Reforming Financial Markets - The UK Perspective

While we engage in debate about how to reform our own financial markets here in the US, similar activities are going on in other parts of the world.  There's a new government proposal in the UK that includes plans to strengthen their regulatory entities, focusing on managing "high impact" institutions, increasing market transparency, improving consumer protection and education, and enhancing market access.  Though our goals may be similar in the US, under this proposal the means for getting there would be somewhat different.  

The UK proposal adds an interesting perspective to the ongoing international discussion on this vital topic.   If you're interested in learning more, my partner Jacqui Hatfield in the London office here at Reed Smith has written a helpful summary of the UK proposal. 

 

Commitment Letters: A Cautionary Tale

At long last, the Huntsman case has settled.  As recently reported, the banks providing the commitment for the acquisition financing have agreed to pay $1.7 billion (in a combination of cash and debt) to end the litigation. 

This case provides a good reminder of the need to be careful when issuing commitment letters.  Even though your commitment is conditioned on many things, and even though there are significant events that would appear to trigger a condition that lets you out of the commitment, you can still find yourself out of pocket.

In the Huntsman case, the commitment letter provided by the lenders included a typical condition that the borrower not be insolvent at the time the loan was to be made.  When it came time to fund, the banks thought the borrower was in fact insolvent, and refused to fund.  Regardless, these lenders have now spent significant time in litigation over this matter, and ended up settling for a not inconsequential sum.

Lenders, like all contracting parties, should be able to rely on the language of their commitment letters.  If the commitment letter provides the lender a right to refuse to fund under certain circumstances, and those circumstances come to pass, that right should be given effect.  Conditions on the obligation to fund are a necessary part of a commitment, particularly in an acquisition financing where the letter is usually issued in the early stages of the deal - at a time when there are still many unknowns.  Including a very clearly worded set of conditions, with strong language that makes the lender's intentions plain, can help protect the lender.

Of course, most lenders understand that they need to take litigation risk into account, especially when providing commitments for significant acquisitions.  It's part of the cost of doing business.  And, any time a very large dollar amount is at stake, the risk of litigation will increase.  As the Huntsman case illustrates, nothing is ever certain when litigation is involved. There are costs associated with defending the case even if you ultimately win.  Even with a strong case, you may find it advantageous to settle - sometimes for a rather large sum.

Protecting LBO Payments Under the Bankruptcy Code

When closing a leveraged buyout, if the buyer makes its payments to the company’s shareholders through a financial institution - even in an acquisition of a privately held company - those payments may be protected from being clawed back in a bankruptcy. 

The Quality Stores Case

A recent federal case involving Quality Stores Inc. was decided in favor of the shareholders on appeal, permitting them to keep the payments they received for their shares when the company was acquired.  This has long been the case for public company acquisitions, but now the rule has been extended to private companies as well.

The sale price for the Quality Stores acquisition was paid to the shareholders through a financial intermediary, who distributed the cash to the shareholders in exchange for their shares.

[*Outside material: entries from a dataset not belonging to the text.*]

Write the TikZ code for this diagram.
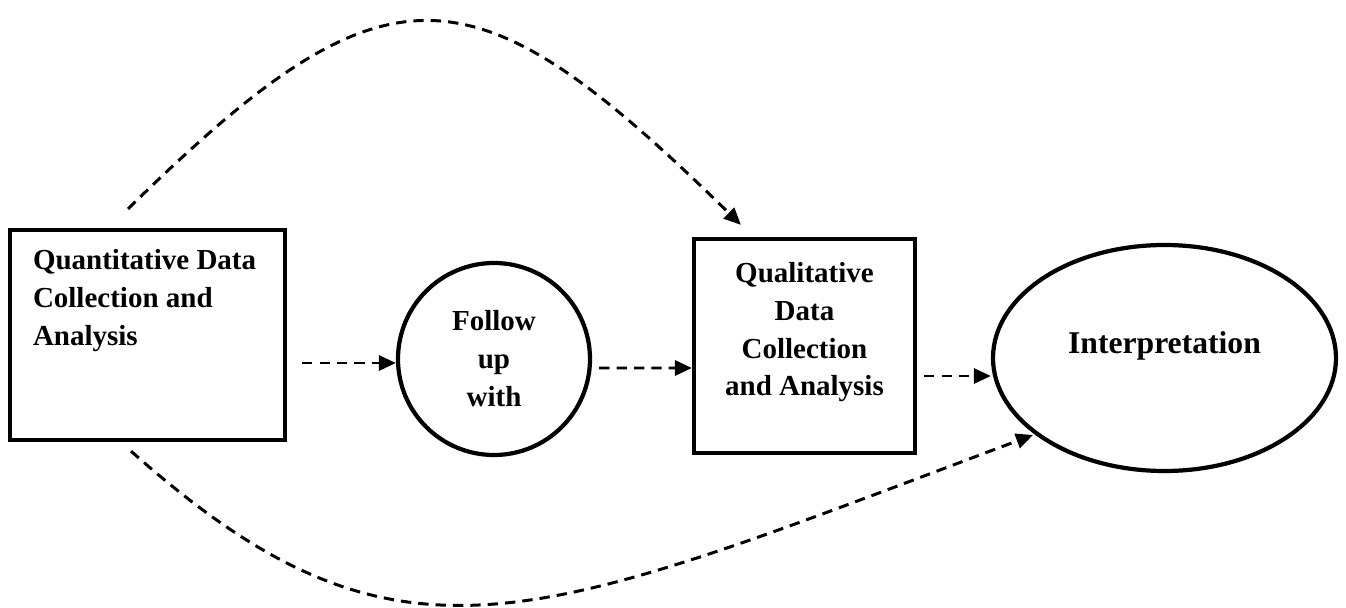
\documentclass[tikz,border=0pt]{standalone}
\usepackage{fontspec}
\setmainfont{Liberation Serif}
\usetikzlibrary{arrows.meta,shapes.geometric}

\begin{document}
\begin{tikzpicture}[
    >={Triangle[length=0.34cm,width=0.3cm]},
    font=\bfseries\fontsize{16.5pt}{21.6pt}\selectfont,
    box/.style={draw, line width=2.4pt, inner xsep=0.46cm, inner ysep=0.38cm},
    conn/.style={->, line width=1.7pt, dash pattern=on 5.9pt off 4pt}
]
    \useasboundingbox (0,0) rectangle (26.92,12.14);

    % Quantitative box (text at top left)
    \node[box] (quant) at (2.95,5.44)
        {\parbox[c][3.44cm][t]{4.58cm}{\raggedright Quantitative Data\\Collection and\\Analysis}};

    % Follow up circle
    \node[draw, circle, line width=2.4pt, minimum size=3.84cm, inner sep=0pt, align=center]
        (follow) at (9.88,4.96) {Follow\\up\\with};

    % Qualitative box
    \node[box, inner sep=0.46cm] (qual) at (16.09,5.22)
        {\parbox[c][3.36cm][t]{3.5cm}{\centering Qualitative\\Data\\Collection\\and Analysis}};

    % Interpretation ellipse
    \node[draw, ellipse, line width=2.4pt, minimum width=6.86cm, minimum height=4.52cm,
        inner sep=0pt, text depth=0.63cm, font=\bfseries\fontsize{18pt}{22pt}\selectfont]
        (interp) at (23.29,4.98) {Interpretation};

    % Straight dashed arrows
    \draw[conn] ([shift={(0.3,-0.56)}]quant.east) -- ([yshift=-0.08cm]follow.west);
    \draw[conn] ([shift={(0.14,-0.18)}]follow.east) -- ([yshift=-0.44cm]qual.west);
    \draw[conn] ([shift={(0.14,-0.6)}]qual.east) -- ([yshift=-0.36cm]interp.west);

    % Curved dashed arrows
    \draw[conn] ([shift={(-0.39,0.38)}]quant.north)
        .. controls +(5.2,5.1) and +(-5.4,5.3) .. ([shift={(0.98,0.24)}]qual.north west);
    \draw[conn] ([shift={(-0.33,-0.18)}]quant.south)
        .. controls +(5.4,-4.8) and +(-10,-3.75) .. ([shift={(-2.63,-1.54)}]interp.center);

\end{tikzpicture}
\end{document}
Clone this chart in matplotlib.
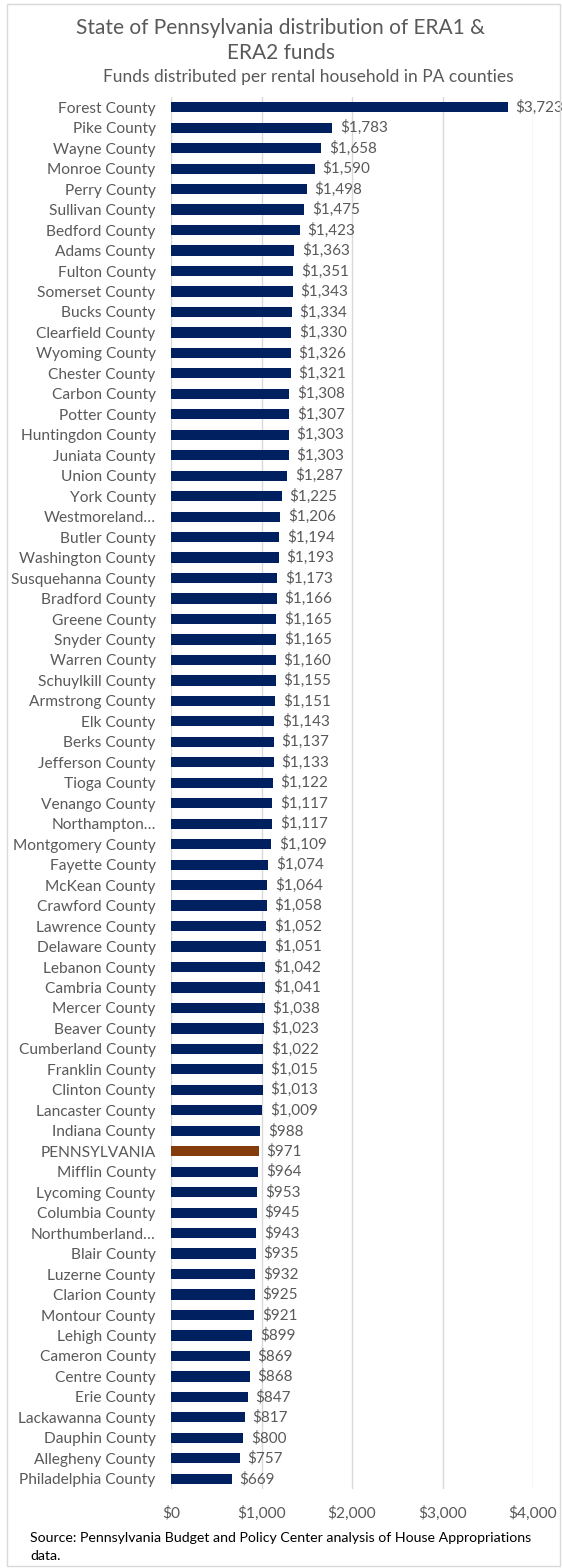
import matplotlib.pyplot as plt
from matplotlib.patches import Rectangle

counties = [
    'Forest County', 'Pike County', 'Wayne County', 'Monroe County', 'Perry County',
    'Sullivan County', 'Bedford County', 'Adams County', 'Fulton County', 'Somerset County',
    'Bucks County', 'Clearfield County', 'Wyoming County', 'Chester County', 'Carbon County',
    'Potter County', 'Huntingdon County', 'Juniata County', 'Union County', 'York County',
    'Westmoreland…', 'Butler County', 'Washington County', 'Susquehanna County',
    'Bradford County', 'Greene County', 'Snyder County', 'Warren County', 'Schuylkill County',
    'Armstrong County', 'Elk County', 'Berks County', 'Jefferson County', 'Tioga County',
    'Venango County', 'Northampton…', 'Montgomery County', 'Fayette County', 'McKean County',
    'Crawford County', 'Lawrence County', 'Delaware County', 'Lebanon County',
    'Cambria County', 'Mercer County', 'Beaver County', 'Cumberland County',
    'Franklin County', 'Clinton County', 'Lancaster County', 'Indiana County',
    'PENNSYLVANIA', 'Mifflin County', 'Lycoming County', 'Columbia County',
    'Northumberland…', 'Blair County', 'Luzerne County', 'Clarion County', 'Montour County',
    'Lehigh County', 'Cameron County', 'Centre County', 'Erie County', 'Lackawanna County',
    'Dauphin County', 'Allegheny County', 'Philadelphia County',
]
funds = [
    3723, 1783, 1658, 1590, 1498, 1475, 1423, 1363, 1351, 1343,
    1334, 1330, 1326, 1321, 1308, 1307, 1303, 1303, 1287, 1225,
    1206, 1194, 1193, 1173, 1166, 1165, 1165, 1160, 1155, 1151,
    1143, 1137, 1133, 1122, 1117, 1117, 1109, 1074, 1064, 1058,
    1052, 1051, 1042, 1041, 1038, 1023, 1022, 1015, 1013, 1009,
    988, 971, 964, 953, 945, 943, 935, 932, 925, 921,
    899, 869, 868, 847, 817, 800, 757, 669,
]
x_ticks = [0, 1000, 2000, 3000, 4000]

navy = '#002060'
brown = '#843C0C'
gray_text = '#595959'

plt.rcParams['font.family'] = ['Lato', 'DejaVu Sans']

fig = plt.figure(figsize=(5.62, 15.68), dpi=100)
ax = fig.add_axes([171 / 562, 1 - 1489 / 1568, (533 - 171) / 562, (1489 - 97) / 1568])

colors = [brown if c == 'PENNSYLVANIA' else navy for c in counties]
ypos = list(range(len(counties)))
ax.barh(ypos, funds, height=0.5, color=colors, zorder=3)
for y, v in zip(ypos, funds):
    ax.text(v + 85, y, f'${v:,}', va='center', ha='left', fontsize=11,
            color=gray_text, zorder=4)

ax.set_ylim(len(counties) - 0.5, -0.5)
ax.set_xlim(0, 4000)
ax.set_yticks(ypos)
ax.set_yticklabels(counties, fontsize=11.2, color=gray_text)
ax.set_xticks(x_ticks)
ax.set_xticklabels([f'${t:,}' for t in x_ticks], fontsize=11.2, color=gray_text)
ax.tick_params(axis='both', length=0)
ax.tick_params(axis='y', pad=11)
ax.tick_params(axis='x', pad=12)
ax.grid(axis='x', color='#D9D9D9', linewidth=1, zorder=0)
for s in ax.spines.values():
    s.set_visible(False)

fig.text(0.5, 1 - 28 / 1568, 'State of Pennsylvania distribution of ERA1 &',
         ha='center', va='center', fontsize=15, color=gray_text)
fig.text(0.5, 1 - 53 / 1568, 'ERA2 funds',
         ha='center', va='center', fontsize=15, color=gray_text)
fig.text(308 / 562, 1 - 77 / 1568, 'Funds distributed per rental household in PA counties',
         ha='center', va='center', fontsize=12.5, color=gray_text)
fig.text(30 / 562, 1 - 1538 / 1568,
         'Source: Pennsylvania Budget and Policy Center analysis of House Appropriations',
         ha='left', va='center', fontsize=10.2, color='black')
fig.text(30 / 562, 1 - 1556 / 1568, 'data.',
         ha='left', va='center', fontsize=10.2, color='black')

fig.patches.append(Rectangle((7 / 562, 2 / 1568), 553 / 562, 1562 / 1568,
                             transform=fig.transFigure, fill=False,
                             edgecolor='#D9D9D9', linewidth=1))

fig.savefig('out.png', dpi=100)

The court found that use of the financial intermediary for payment and settlement was sufficient to entitle the shareholders to the protections of Section 546(e) of the Bankruptcy Code. This means that the payments cannot be unwound, and the cash cannot be pulled back into the company to be accessed by the company’s creditors.

What This Means For Financial Institutions

On one hand, it seems odd that the mere use of an intermediary would create such a result, when there is nothing else different about this transaction from most others.  Steve Bobo, who is one of my bankruptcy partners here at Reed Smith, has been watching this case for some time.  He recently explained that the exemption exists to protect financial institutions (i.e., the intermediaries) from instability and risk.  But, as Steve also points out, this particular transaction had no economic or substantive difference from any other private LBO.  The shareholders got paid for their stock just like in any other acquisition.

For financial institutions that act as intermediaries in settlements like these, this is good news. There is additional certainty that once you’ve transferred the funds to the shareholders, they can stay there.  However, for financial institutions that act as senior creditors, the fact that these funds cannot be brought back into the bankruptcy estate means there may be less cash from which you can have your loan repaid, and you have less likelihood of recovery.  Whether you cheer or decry this decision depends which side of the table you’re on in any particular deal.